I went to a lecture at the Smithsonian, the Frank Nelson Doubleday lecture with a bunch of southerners (Eudora Welty, Walker Percy, C. Vann Woodward) speaking about a bunch of Yankees (Melville, Hawthorne, Parkman). There were some facts new to me, one or two things I had not thought of, but really you don't have to get done up in a dinner jacket and race about town just to find something you never thought of before. You can do that just answering the phone.

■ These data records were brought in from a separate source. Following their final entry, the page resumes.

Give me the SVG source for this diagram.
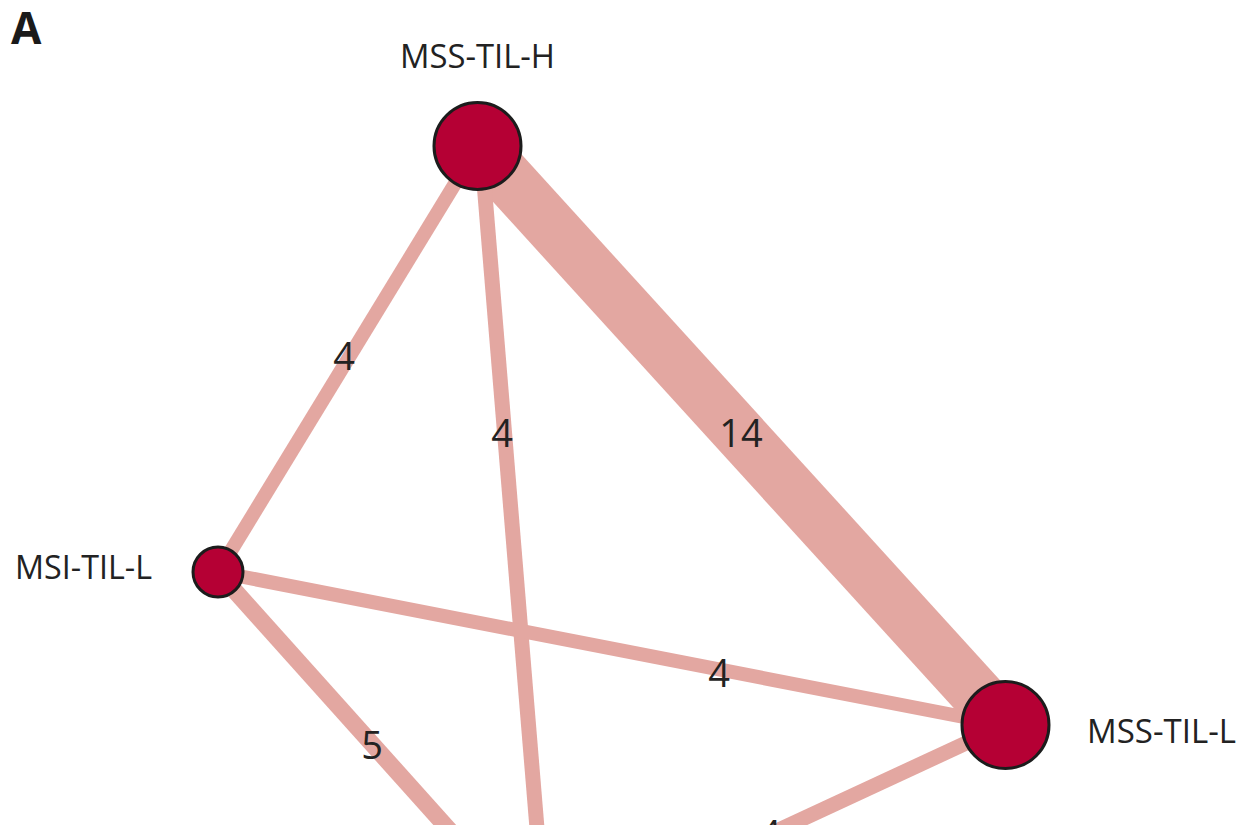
<svg xmlns="http://www.w3.org/2000/svg" width="1247" height="825" viewBox="0 0 1247 825">
<style>
.e{stroke:#e3a7a1;stroke-linecap:butt;fill:none}
.n{fill:#b50034;stroke:#1c1c1c;stroke-width:3}
.lbl{font-family:"Open Sans","Liberation Sans",sans-serif;font-size:32px;fill:#222}
.w{font-family:"Open Sans","Liberation Sans",sans-serif;font-size:38px;fill:#222;text-anchor:middle}
</style>
<rect width="1247" height="825" fill="#fff"/>
<g id="connectors">
<line class="e" x1="478" y1="146" x2="1005" y2="725" stroke-width="53"/>
<line class="e" x1="218" y1="572" x2="478" y2="146" stroke-width="14"/>
<line class="e" x1="481" y1="146" x2="546" y2="938" stroke-width="15"/>
<line class="e" x1="218" y1="572" x2="1005" y2="725" stroke-width="14"/>
<line class="e" x1="218" y1="572" x2="546" y2="938" stroke-width="17"/>
<line class="e" x1="1005" y1="725" x2="546" y2="938" stroke-width="15"/>
<text class="w" x="344" y="370">4</text>
<text class="w" x="502" y="447">4</text>
<text class="w" x="741" y="447">14</text>
<text class="w" x="719" y="687">4</text>
<text class="w" x="372" y="759">5</text>
<text class="w" x="770" y="848">4</text>
</g>
<g id="MSS-TIL-H">
<circle class="n" cx="477.5" cy="146" r="43.5"/>
<text class="lbl" x="400" y="68" textLength="155" lengthAdjust="spacingAndGlyphs">MSS-TIL-H</text>
</g>
<g id="MSI-TIL-L">
<circle class="n" cx="218" cy="572" r="25"/>
<text class="lbl" x="15" y="579" textLength="137" lengthAdjust="spacingAndGlyphs">MSI-TIL-L</text>
</g>
<g id="MSS-TIL-L">
<circle class="n" cx="1005.5" cy="725" r="43.5"/>
<text class="lbl" x="1087" y="743" textLength="149" lengthAdjust="spacingAndGlyphs">MSS-TIL-L</text>
</g>
<text x="11" y="44" font-family="'Open Sans','Liberation Sans',sans-serif" font-weight="bold" font-size="44" fill="#1a1a1a">A</text>
</svg>
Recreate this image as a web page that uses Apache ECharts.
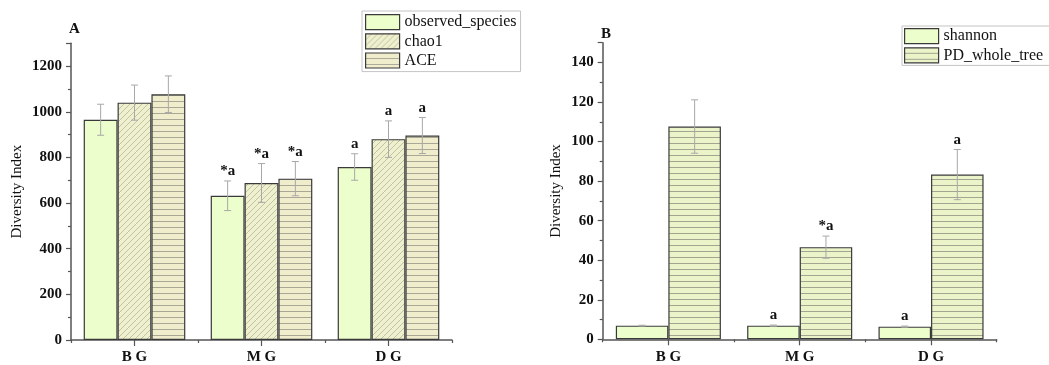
<!DOCTYPE html>
<html>
<head>
<meta charset="utf-8">
<script src="https://cdn.jsdelivr.net/npm/echarts@6/dist/echarts.min.js"></script>
<style>html,body{margin:0;padding:0;background:#fff}#c{width:1049px;height:365px}</style>
</head>
<body>
<div id="c"></div>
<script>
// ---- data ----
const categories = ['B G', 'M G', 'D G'];
const observedSpecies = [965, 632, 758];
const observedSpeciesErr = [68, 65, 58];
const chao1 = [1040, 688, 880];
const chao1Err = [77, 85, 80];
const ace = [1077, 707, 896];
const aceErr = [80, 75, 79];
const shannon = [6.9, 6.9, 6.4];
const shannonErr = [0.2, 0.3, 0.3];
const pdWholeTree = [107.6, 46.6, 83.3];
const pdWholeTreeErr = [13.5, 5.6, 12.7];
const observedLabels = ['', '*a', 'a'];
const chao1Labels = ['', '*a', 'a'];
const aceLabels = ['', '*a', 'a'];
const shannonLabels = ['', 'a', 'a'];
const pdLabels = ['', '*a', 'a'];
const leftTicks = { min: 0, max: 1300, interval: 200 };
const rightTicks = { min: 0, max: 150, interval: 20 };

// ---- patterns ----
function solid(bg){ return bg; }
function diag(bg, line){
  const c = document.createElement('canvas'); c.width = 6; c.height = 6;
  const g = c.getContext('2d'); g.fillStyle = bg; g.fillRect(0,0,6,6);
  g.strokeStyle = line; g.lineWidth = 0.8; g.beginPath();
  g.moveTo(-1,7); g.lineTo(7,-1);
  g.moveTo(-1,1); g.lineTo(1,-1);
  g.moveTo(5,7); g.lineTo(7,5);
  g.stroke();
  return { image: c, repeat: 'repeat' };
}
function horiz(bg, line){
  const c = document.createElement('canvas'); c.width = 4; c.height = 6;
  const g = c.getContext('2d'); g.fillStyle = bg; g.fillRect(0,0,4,6);
  g.fillStyle = line; g.fillRect(0,5,4,1);
  return { image: c, repeat: 'repeat' };
}

const FONT = 'Liberation Serif';
const AXIS_COLOR = '#555';
const BORDER = '#3a3a3a';

function makeBar(name, data, color, gi){
  return {
    name, type: 'bar', xAxisIndex: gi*2, yAxisIndex: gi, data,
    barGap: '0%', barCategoryGap: '20%',
    itemStyle: { color, borderColor: BORDER, borderWidth: 1.2 },
    emphasis: { disabled: true }, silent: true, z: 2
  };
}
function makeErr(vals, errs, labels, idx, n, gi){
  return {
    type: 'custom', xAxisIndex: gi*2, yAxisIndex: gi, silent: true, z: 5,
    data: vals.map((v,i)=>[i, v, errs[i]]),
    renderItem: function(params, api){
      const ci = api.value(0), v = api.value(1), e = api.value(2);
      const c = api.coord([ci, v]);
      const band = api.size([1,0])[0];
      const bw = band*0.8/n;
      const x = c[0] + (-n/2 + idx + 0.5)*bw;
      const yt = api.coord([ci, v+e])[1];
      const yb = api.coord([ci, v-e])[1];
      const st = { stroke: '#a8a8a8', lineWidth: 1 };
      const children = [
        { type: 'line', shape: { x1: x, y1: yt, x2: x, y2: yb }, style: st },
        { type: 'line', shape: { x1: x-3.5, y1: yt, x2: x+3.5, y2: yt }, style: st },
        { type: 'line', shape: { x1: x-3.5, y1: yb, x2: x+3.5, y2: yb }, style: st }
      ];
      const lab = labels[params.dataIndex];
      if (lab) {
        children.push({ type: 'text', x: x, y: yt - 2, style: {
          text: lab, fill: '#111', font: 'bold 15px "' + FONT + '"',
          textAlign: 'center', textVerticalAlign: 'bottom' } });
      }
      return { type: 'group', children };
    }
  };
}

function yAxis(gi, t){
  return {
    type: 'value', gridIndex: gi, min: t.min, max: t.max, interval: t.interval,
    name: 'Diversity Index', nameLocation: 'middle', nameGap: gi===0 ? 46 : 39,
    nameTextStyle: { fontFamily: FONT, fontSize: 15, color: '#111' },
    axisLine: { show: true, lineStyle: { color: AXIS_COLOR, width: 1.5 } },
    axisTick: { show: true, length: 5, lineStyle: { color: AXIS_COLOR, width: 1.2 } },
    minorTick: { show: true, splitNumber: 2, length: 3, lineStyle: { color: AXIS_COLOR, width: 1.2 } },
    splitLine: { show: false },
    axisLabel: { margin: 9, fontFamily: FONT, fontSize: 15, fontWeight: 'bold', color: '#111',
      formatter: v => (v % t.interval === 0 ? String(v) : '') }
  };
}
function xAxes(gi){
  return [{
    type: 'category', gridIndex: gi, data: categories,
    axisLine: { show: true, lineStyle: { color: AXIS_COLOR, width: 1.5 } },
    axisTick: { show: true, alignWithLabel: true, length: 6, lineStyle: { color: AXIS_COLOR, width: 1.2 } },
    axisLabel: { margin: 10, fontFamily: FONT, fontSize: 15, fontWeight: 'bold', color: '#111' },
    splitLine: { show: false }
  }, {
    type: 'category', gridIndex: gi, data: categories, position: 'bottom',
    axisLine: { show: false },
    axisTick: { show: true, length: 3, lineStyle: { color: AXIS_COLOR, width: 1.2 } },
    axisLabel: { show: false }, splitLine: { show: false }
  }];
}

const cObserved = solid('#ecfecb');
const cChao1 = diag('#eef0cf', '#b5b78f');
const cAce = horiz('#efedcc', '#a9a796');
const cShannon = solid('#ecfecb');
const cPd = horiz('#ebf4c9', '#a3a592');

const legendCommon = {
  orient: 'vertical', selectedMode: false, icon: 'rect',
  itemWidth: 34, itemHeight: 15, itemGap: 3,
  borderColor: '#c4c4c4', borderWidth: 1,
  textStyle: { fontFamily: FONT, fontSize: 16, color: '#111' },
  itemStyle: { borderColor: BORDER, borderWidth: 1.2 }
};

const option = {
  animation: false,
  backgroundColor: '#fff',
  title: [
    { text: 'A', left: 64, top: 17, textStyle: { fontFamily: FONT, fontSize: 15, fontWeight: 'bold', color: '#111' } },
    { text: 'B', left: 596, top: 22, textStyle: { fontFamily: FONT, fontSize: 15, fontWeight: 'bold', color: '#111' } }
  ],
  legend: [
    Object.assign({}, legendCommon, { data: ['observed_species', 'chao1', 'ACE'], left: 362, top: 11, padding: [3, 4, 3, 3] }),
    Object.assign({}, legendCommon, { data: ['shannon', 'PD_whole_tree'], left: 902, top: 26, padding: [2, 10, 2, 2] })
  ],
  grid: [
    { left: 71, top: 43.3, width: 381, height: 296.7 },
    { left: 602.7, top: 42.7, width: 394, height: 296.6 }
  ],
  xAxis: [...xAxes(0), ...xAxes(1)],
  yAxis: [yAxis(0, leftTicks), yAxis(1, rightTicks)],
  series: [
    makeBar('observed_species', observedSpecies, cObserved, 0),
    makeBar('chao1', chao1, cChao1, 0),
    makeBar('ACE', ace, cAce, 0),
    makeErr(observedSpecies, observedSpeciesErr, observedLabels, 0, 3, 0),
    makeErr(chao1, chao1Err, chao1Labels, 1, 3, 0),
    makeErr(ace, aceErr, aceLabels, 2, 3, 0),
    makeBar('shannon', shannon, cShannon, 1),
    makeBar('PD_whole_tree', pdWholeTree, cPd, 1),
    makeErr(shannon, shannonErr, shannonLabels, 0, 2, 1),
    makeErr(pdWholeTree, pdWholeTreeErr, pdLabels, 1, 2, 1)
  ]
};

const chart = echarts.init(document.getElementById('c'), null, { renderer: 'canvas' });
chart.setOption(option);
</script>
</body>
</html>
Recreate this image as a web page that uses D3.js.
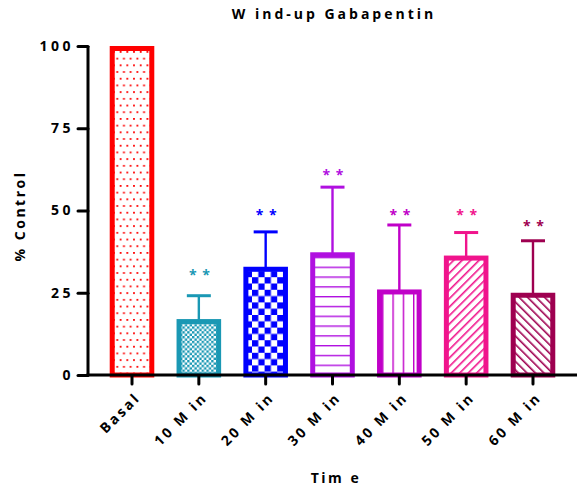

The thing I remember most vividly is Welty in her amazing green dress with big purple stars that had mirrors in them. A sort of Merlin costume, I thought. The colors of the grape vine. Her soft but standard voice. (She has made an effort, I warrant you, not to sound too melting, too southern, or in any other way extraordinary; she could have learned to sound grand and I am not sure how she escaped it, which is why I think she has given more attention to her voice than most people would guess, wishing it to be firm, standard, unexceptional, modest--and in the voice, this usually leads to distinction of tone, so that anybody would recognize the Welty voice, or what may be called the Eudoran timbre, anywhere.)

I was much moved. I wonder if people often think they are bizarre, as I often wonder about myself, when they find themselves continually being moved greatly. All people are so similar that we rarely have any idea whether we are strange or standard. Both, probably.

Then one night I was up on top of the Federal Reserve Building at a supper benefiting a charity, Recordings for the Blind, Inc., and I had noticed Rose Fales, one of the wheels, in great tension. There had been a crisis over the tablecloths (they didn't show up) and she had missed a cocktail party at the Bushes, to which she had been asked, and one way and another she had been going full steam and full of anxiety. I saw her late in the evening, over at the side of the room, her head thrown back, laughing. Rose in triumph. I still cannot think why I was so enchanted by that fleeting moment, or why I remember her that way. Odd.

But then images are. But then people are. But then we are.